MANLIO FABIO BELTRONES RIVERA
A un paso de una posible recesión global y con el pronóstico de una desaceleración del crecimiento de los países avanzados y las economías emergentes, incluidas las de China y México, no podemos seguir dormidos, amenazados por la criminalidad y el aumento de la pobreza y la informalidad.
En este siglo XXI, las oportunidades de bienestar y progreso las tienen los países que han desarrollado, con imaginación y agilidad, capacidades para enfrentar lo inesperado y reducir riesgos. Los que se resisten al cambio en este mundo cada vez más competitivo y dinámico están condenados a la marginalidad y el cortoplacisimo; son víctimas de un sistema de vetos al que Francis Fukuyama se refiere como “vetocracia”, el cual impide que el régimen democrático reaccione a una larga etapa de crecimiento lento y desigualdad creciente que se avizora en el horizonte.
Es necesario insistir una y otra vez, incluso en el periodo electoral, en que estos tiempos de turbulencia exigen acelerar las reformas para dar viabilidad a la nación. Tenemos que abandonar el disimulo y la simulación para superar la pequeñez. Recordemos que la grandeza de México existe —como recientemente ha escrito Federico Reyes Heroles— y atendamos el clamor ciudadano, tanto como el llamado internacional a perder el miedo al verdadero cambio, y encaminémonos hacia una transformación acelerada.

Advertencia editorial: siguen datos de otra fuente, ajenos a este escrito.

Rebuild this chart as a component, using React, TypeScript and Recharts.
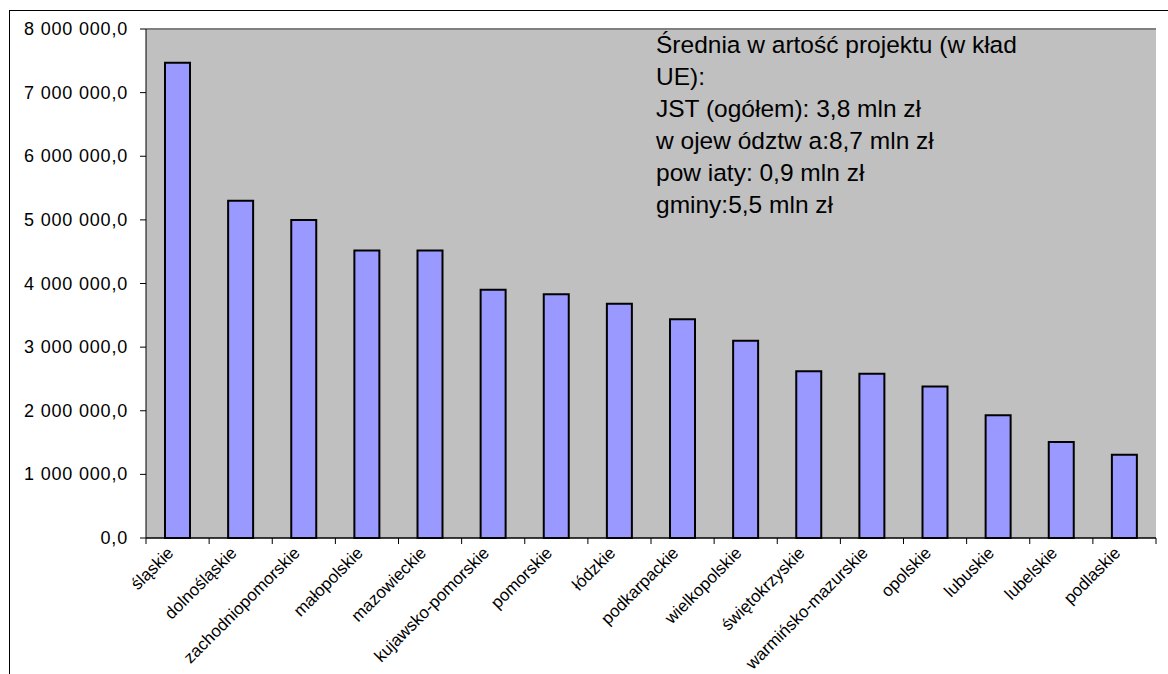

¿De qué sirve la estabilidad macroeconómica y el tesoro de las reservas internacionales si el país crece a tasas mediocres, la pobreza se incrementa, los salarios siguen estancados y el sistema educativo reproduce la desigualdad y nos condena al atraso? ¿De qué sirve la ortodoxia económica y la estrellita en la frente cuando vemos que sólo las economías emergentes de Asia y América Latina, que desafiaron las recetas de antaño, son las que mejor han resistido el impacto de lo que se vislumbra como una doble recesión global y parecen estar curadas de la indignación por el desempleo y la desigualdad?
Más aún, ¿de qué ha servido reincidir en una estrategia de lucha contra el crimen organizado trasnacional que tiene al país sembrado de cadáveres y desplazados, que ha descompuesto el tejido social y el régimen de libertades y derechos civiles, sin que forjemos una coalición regional para replantear la lucha que está drenando las capacidades del Estado y da lugar a que la criminalidad, en todas sus expresiones (narcotráfico, secuestro, trata de personas, extorsión y saqueo de hidrocarburos), sea el mayor obstáculo para la actividad productiva?
Insistimos, sin cejar, porque no ha habido una respuesta satisfactoria a las propuestas de elevar el salario mínimo, ajustar la política cambiaria, construir un sistema fiscal competitivo y de diseñar una política industrial para impulsar el mercado interno y construir las oportunidades que nadie va a obsequiarnos.
¿Por qué esperar hasta al cambio de gobierno para replantear una política social que no logra revertir el aumento de la pobreza y resulta ser regresiva en sus beneficios?: 20% de los más pobres sólo recibe 10% de las transferencias, mientras que más de 25 millones de niños y un tercio de los adultos mayores viven en la pobreza, y la mortalidad infantil triplica el promedio de los países de la OCDE.
¿Qué aguardamos para usar los nuevos instrumentos jurídicos con los que contamos en materia de competencia para abrir los mercados estratégicos que pueden reactivar el mercado interno y apresurar la inserción en la sociedad del conocimiento? ¿Y qué decir de la indolencia para instrumentar la reforma del sistema de justicia penal en todo el país, ejercer la Ley Federal de Extinción de Dominio y emitir reglamentos sustantivos como el de la Ley General del Sistema Nacional de Seguridad Pública, la Ley Orgánica de la Procuraduría General de la República, la Ley de Migración y la Ley Federal de Telecomunicaciones, en lo relativo al Registro Nacional de Usuarios de Telefonía Móvil?
Admitamos, con sentido autocrítico y ganas de corregir, que también el Congreso ha sido lento de reflejos legislativos y que, junto con el gobierno, han causado que la clase política vaya detrás de la dinámica y las exigencias de la sociedad civil e internacional.
La condición esencial para que nuestra democracia se consolide y logre superar el déficit de gobernabilidad que padece, lo que incluye el crecimiento mediocre y el desempleo masivo, así como la crisis de seguridad y la alimentaria, es que aprobemos —sigo insistiendo— la reforma política con presteza y nos encaminemos hacia una reforma hacendaria. De seguir durmiendo, imperturbables, las nuevas generaciones —injustamente— estarán pagando el saldo de la complacencia, la simulación y la resistencia al cambio.